Russia may move company head offices east in Asia pivot
MOSCOW (Reuters) - Prime Minister Dmitry Medvedev on Wednesday ordered officials to draft plans to move the head offices of some state-owned companies to far eastern Russia as part of an effort to develop the region, a senior official said.
Russia wants to increase its clout in Asia, where it has eager clients for its oil and gas including China and Japan, and is looking for ways to develop the sparsely populated stretches of country from Siberia to the eastern coastline.
President Vladimir Putin hosted an Asia-Pacific Economic Cooperation (APEC) summit in the coastal city of Vladivostok in 2012 and has made what Russia calls its Far East a priority in the Kremlin term he started that year.

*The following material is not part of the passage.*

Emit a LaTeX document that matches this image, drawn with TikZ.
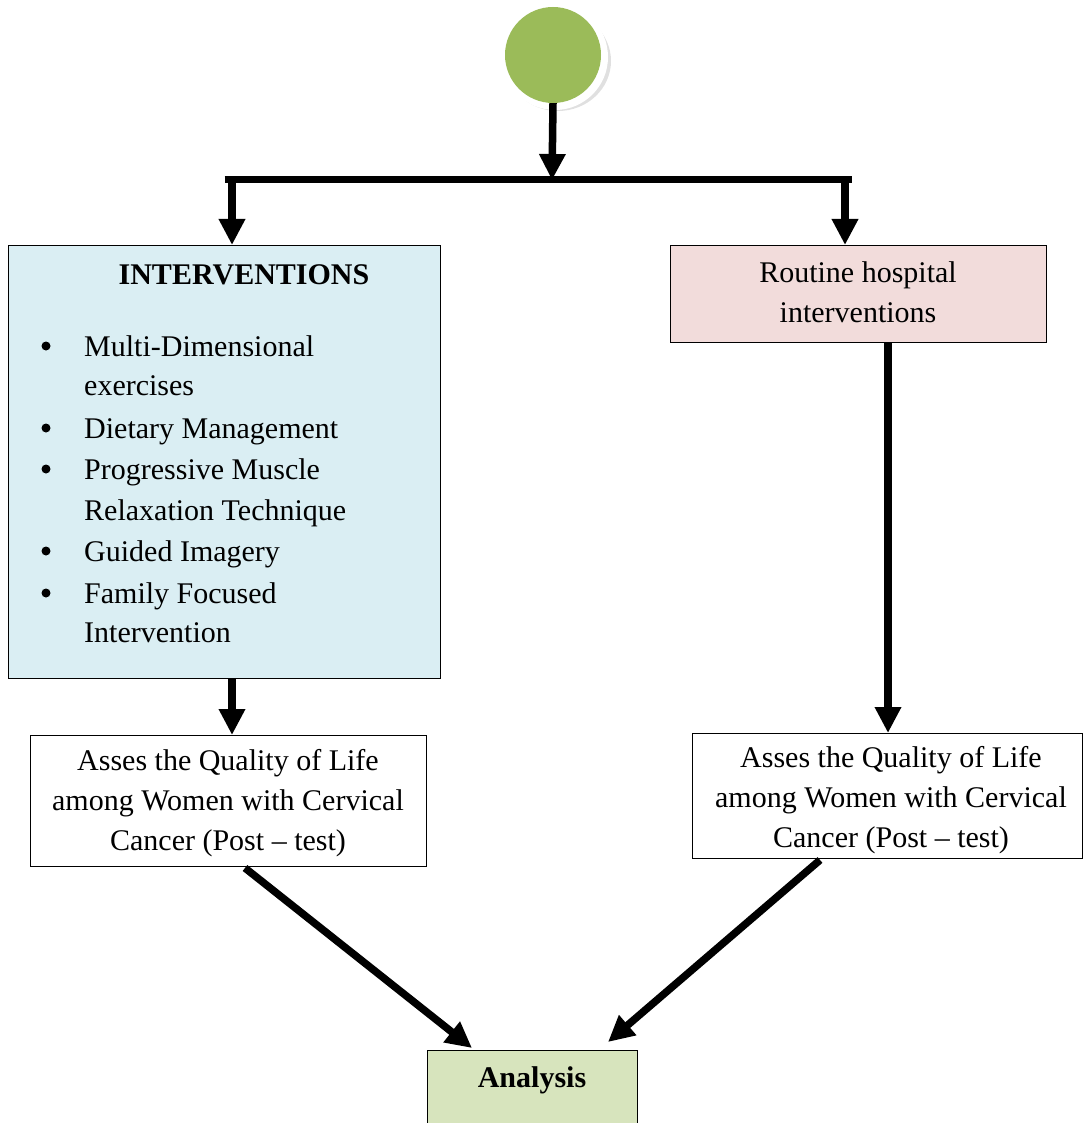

"We must create a business climate and infrastructure that will enable us to compete successfully for investment and labor resources ... with our closest neighbors in the Far East," Medvedev told a government meeting, according to his website.
"(Medvedev) gave us instructions today on moving several big companies with state ownership ... to the Far East," Putin's representative to the region, Yuri Trutnev, told reporters after a cabinet meeting.
Trutnev did not name any company and suggested the plan had not got that far yet.
"We are to prepare proposals which will be reviewed by the leadership of the country," he said.
A move 6,400 km (4,000 miles) east could face resistance from executives and staff, and a plan launched by Medvedev during his 2008-2012 presidency to move many government offices to suburban Moscow never got off the ground.
Several subsidiaries of state-controlled gas company Gazprom have moved to St. Petersburg.
Gazprom subsidiary Gazprom Dobycha Shelf said on Wednesday it would move to the island of Sakhalin, off Russia's eastern coast, and that a separate subsidiary would be created for operations off its northern coast.